Amazon Instant, Hulu, HBO Go, and lots of other streaming services all vie for users, but Netflix still has a solid lead. By most accounts it controls close to 60 percent of video-streaming market share. So which opponent is Netflix itself most concerned about? Pirates.
In a letter to shareholders on Tuesday, Netflix CEO Reed Hastings and CFO David Wells wrote, “Piracy continues to be one of our biggest competitors.” It’s a surprising statement from a company that led the charge in erroding piracy’s appeal. But Netflix cites services—like Popcorn Time—that provide a simple interface for connecting people with torrents as a major concern.
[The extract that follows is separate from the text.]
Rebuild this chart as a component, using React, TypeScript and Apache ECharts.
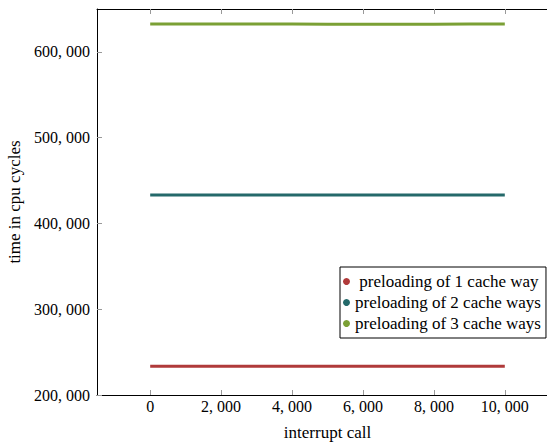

The letter links to this graph, which compares prevalence of Google searches for “netflix,” “HBO” and “Popcorn Time” in the Netherlands. “Popcorn Time’s sharp rise ... is sobering,” it says. But it doesn’t make a terribly strong case. Netflix has 50 million subscribers. It’s difficult to get a definitive total for Popcorn Time because the service is offered by multiple developers, but TorrentFreak reports that the most popular version of Popcorn Time has perhaps 5 or 6 million installs. Only a portion of that would represent active users.
Netflix could be raising the point to remind content owners that piracy is still a threat and motivate them to make sharing deals. Since the graph provided by Netflix shows keyword searches and not actual downloads or active use, it’s difficult to use is as conclusive proof of piracy’s sway. But if Netflix is saying it’s worried, it may be because access to torrents is getting easier. It’s hard to be cheaper than free, but at least Netflix is pretty close.